I have listened to a few of these preachers because their sermons were shared by various people I knew, and to a man they were certain that Donald Trump would somehow remain as President, with the congregation lapping these proclamations up. And while I believed there was a slim possibility the states would revisit their Electoral College results and toss out the fraudulent mail-in ballots, I also knew that opportunity withered away and dried out as the days of December dwindled and the Kraken remained bottled up. I still don’t believe Joe Biden won in a legitimate fashion, but unfortunately there’s no way to conclusively prove that since a lot of the evidence was destroyed.

But more importantly to this post, I believe Erickson has described the Qanon phenomenon to a T. On its surface, given our longstanding mistrust of politicians and the press, the whole preteen human trafficking angle they’ve pushed upon is somewhat believable. Every so often we hear about children freed from a human trafficking ring (here’s one case in point) and that feeds the narrative given our previous conditioning to believe all politicians on the opposing side are corrupt. Throw in the whole Jeffrey Epstein case and it fuels the fire.

When I first heard about Qanon, the story was it was a select few patriots in government who opposed the Deep State that came to Donald Trump as their chosen candidate to clean up the mess, so they engineered his election in 2016. (Which begs the question: why not 2012 when he considered running? Did they have someone else in mind at the time?) Speaking in cryptic riddles and open-ended questions, Qanon became a cottage industry for a select few pundits who purported to have their inside information for a rapt audience who thought they were smarter than the rest of us, I guess. To be quite honest, it was right on the edge of belief, like something that sounded crazy but that I couldn’t put past the powers that be.

But then the Qanon folks got sort of greedy. One story I heard was that this effort traced back to the days of JFK, which led me to ask myself just how this could have been kept from the public for a half-century until Donald Trump came along. Heck, Watergate got out and so did Monica’s blue dress so I don’t think a secret like that would be safe that long inside the Beltway. More importantly, though, everything they predicted never came to pass. We were supposed to have the Insurrection Act, followed by media blackouts, martial law, and mass arrests on a global scale, leading to the revelation of the “true” election results and Donald Trump sworn in for a second term. Guess what? None of that occurred – well, except for the media blackout, which I suppose falls into the blind squirrel category. (I’m sure the real hardcore Qanon believers blame Donald Trump for the cold feet when all this was supposed to occur.)

Yet millions of people believed it, including a lot of men of the cloth. That’s the part that bothers me, too, when you think about it. Let’s review what Erickson said:

Pastors who think Donald Trump will be President after tomorrow need to repent and probably need to leave their pulpits. Congregants who think this need to repent and leave politics and the news and spend time in the Word.

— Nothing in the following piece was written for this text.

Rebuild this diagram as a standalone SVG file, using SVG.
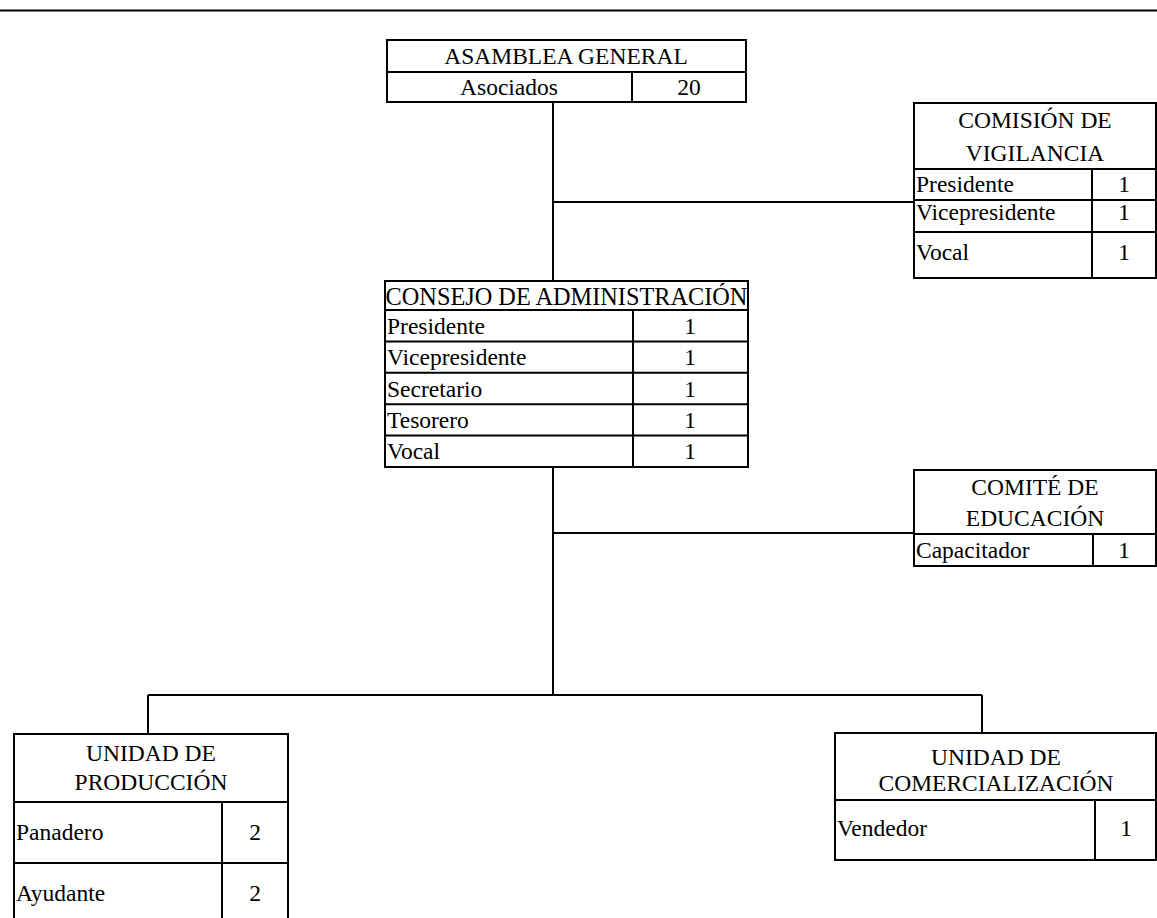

“Some Things Some of You Need to Hear,” Erick Erickson, January 20, 2021.

I will grant that there are some questions regarding religious freedom under Joe Biden. (Someone just happened to write on that for The Patriot Post, oddly enough.) But come tomorrow their church will still be open, congregants will still be coming in, and certain pastors will have some ‘splainin to do.

Donald Trump was (and may well be again in 2025) a very good president – I’d rank him second behind Reagan in my lifetime. But he should have never become a cult leader.